Mr Carter also noticed declining consumer confidence in Travis Perkins' 2017 full year results.

The sales trend in Toolstation through the first half of the year was similar to the other trade focussed businesses, with a good start to the year, a weak period in March and April, and strong recovery thereafter. Even with the disruptive backdrop, Toolstation achieved another strong performance with total sales growth of 17.6%, and 10.7% on a like-for-like basis.

Sales growth was driven by the continued growth of the store network in the UK, with 22 new stores opened in the half taking the total network to 317. The rollout will continue at pace in the second half. Improvements to the proposition are also driving higher sales density, with front-of-counter consumables, range improvements focused on trade customers and additional online range extension and the roll out of “drop-ship” delivery direct from suppliers.

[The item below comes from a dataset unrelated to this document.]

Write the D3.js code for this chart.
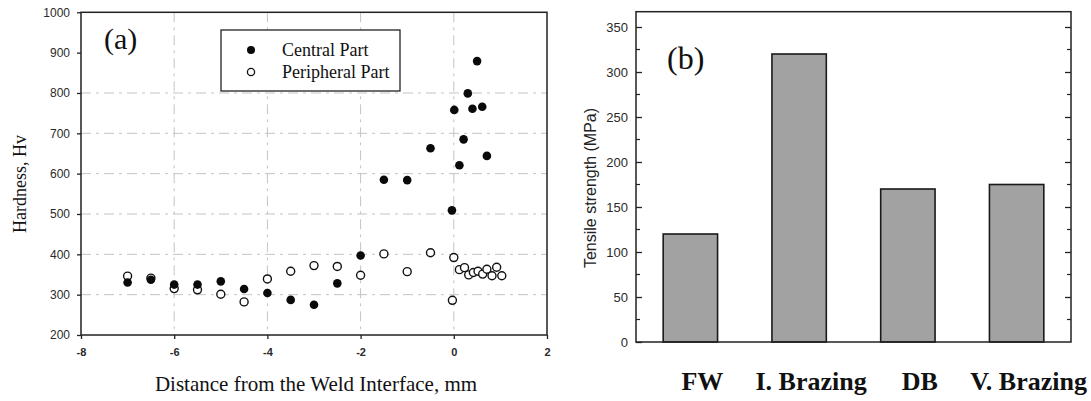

The expansion of the Toolstation Europe network continued with further stores in the Netherlands and an extension of the trial in France, with encouraging sales results.

"The UK DIY market continues to be challenging" said Travis Perkins, and was badly affected by the inclement weather in March and April. Wickes did not recover as strongly as the trade focused businesses, with consumer sentiment remaining subdued. Whilst core DIY sales recovered modestly, helped by the business’s exposure to small trade customers, K&B showroom sales have proven to be weaker, which has significantly impacted sales and profitability.

Wickes’ sales declined by 5.8% in the first half of the year, and by 7.7% on a like-for-like basis. Gross margin was diluted as input cost inflation could not be recovered through pricing due to competitive pressures and an adverse sales mix in the period. Adjusted operating profit declined by £14m. As described in note 2 and 12, the Group has recognised an impairment of £246m in relation to goodwill.

 

In response to the challenging market conditions, the Wickes team has implemented a comprehensive cost reduction plan, building on the activities carried out in Q4 2017. As a direct consequence of these actions the overhead cost base was £9m lower in H1 2018 compared to H1 2017, with further benefits to be realised in the second half of the year which are expected to underpin an improved profit trend. Shrinkage has been reduced by 25% by applying an end-to-end focus on the supply chain, branch staffing levels are being carefully controlled to match trading volumes, and a significant restructuring was carried out in the head office functions in May, reducing headcount by a third.